When September came, I learned that I needed to set a writing schedule for myself, so I started writing in the mornings as soon as I woke up.  I would write by hand on a legal pad and then input the scenes into the computer, stopping only to get a cup of coffee ever-so-often.  When I would look up, it would be late in the afternoon and I’d be starved.  I sustained that schedule for at least three months.  And you know what I found out?  Writing friction was damned hard on my mind.
Writing good fiction, I found, meant working with conflict and tension.  My husband would come home from work to find me either ecstatic that I had finished a scene or solemn and grumpy that I couldn’t figure out what I wanted to say.  He would ask “are you sure you are happy writing?”  No, I wasn’t happy.  I was irritable.  I had sat all day writing or typing.  I had obsessed over describing how someone could enter a room or open a door.  I hadn’t talked to a soul in a week except him.  I was lonely.

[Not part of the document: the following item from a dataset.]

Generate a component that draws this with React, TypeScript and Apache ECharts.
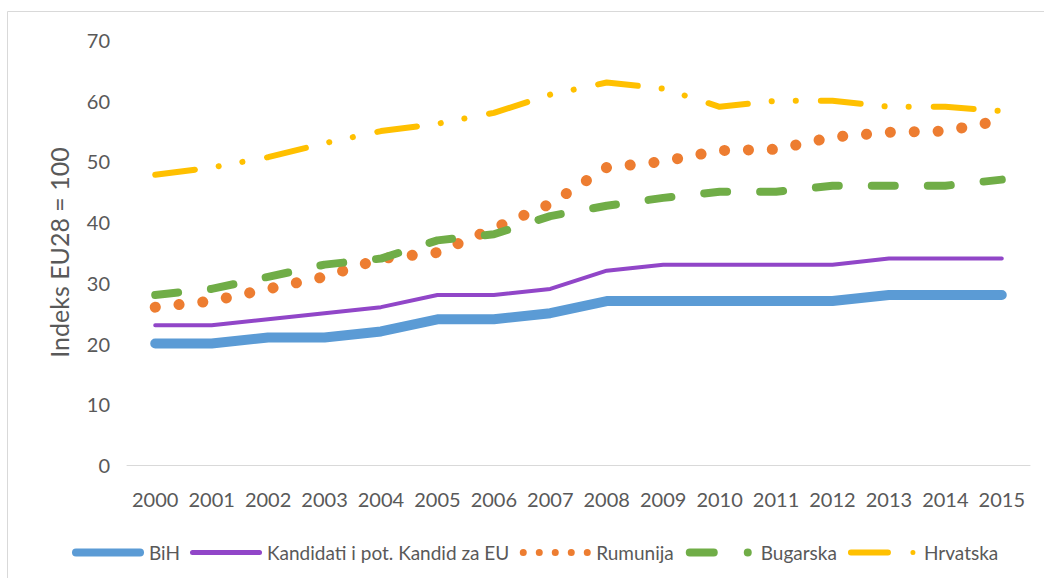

Loneliness had always been my enemy.  Years ago after my first marriage ended, I was scared to death to be lonely.  Somehow, though, I endured that emotion until I made friends with it.  Hell, after a while, I loved being alone.  I lived in Rosenberg, TX at that time and would spend the summer nights in a hot little house with the window up listening to frogs and crickets outside while I wrote poems. 
Today, I decided to take a break and go outside.  There’s a little girl inside of me that needed to be listened to.  I had tried calling some friends, but they were busy.  I think they have paying jobs.  
It's February and the sun has been shinning all day.  I’ve been listening to my inner child.  It is a miracle.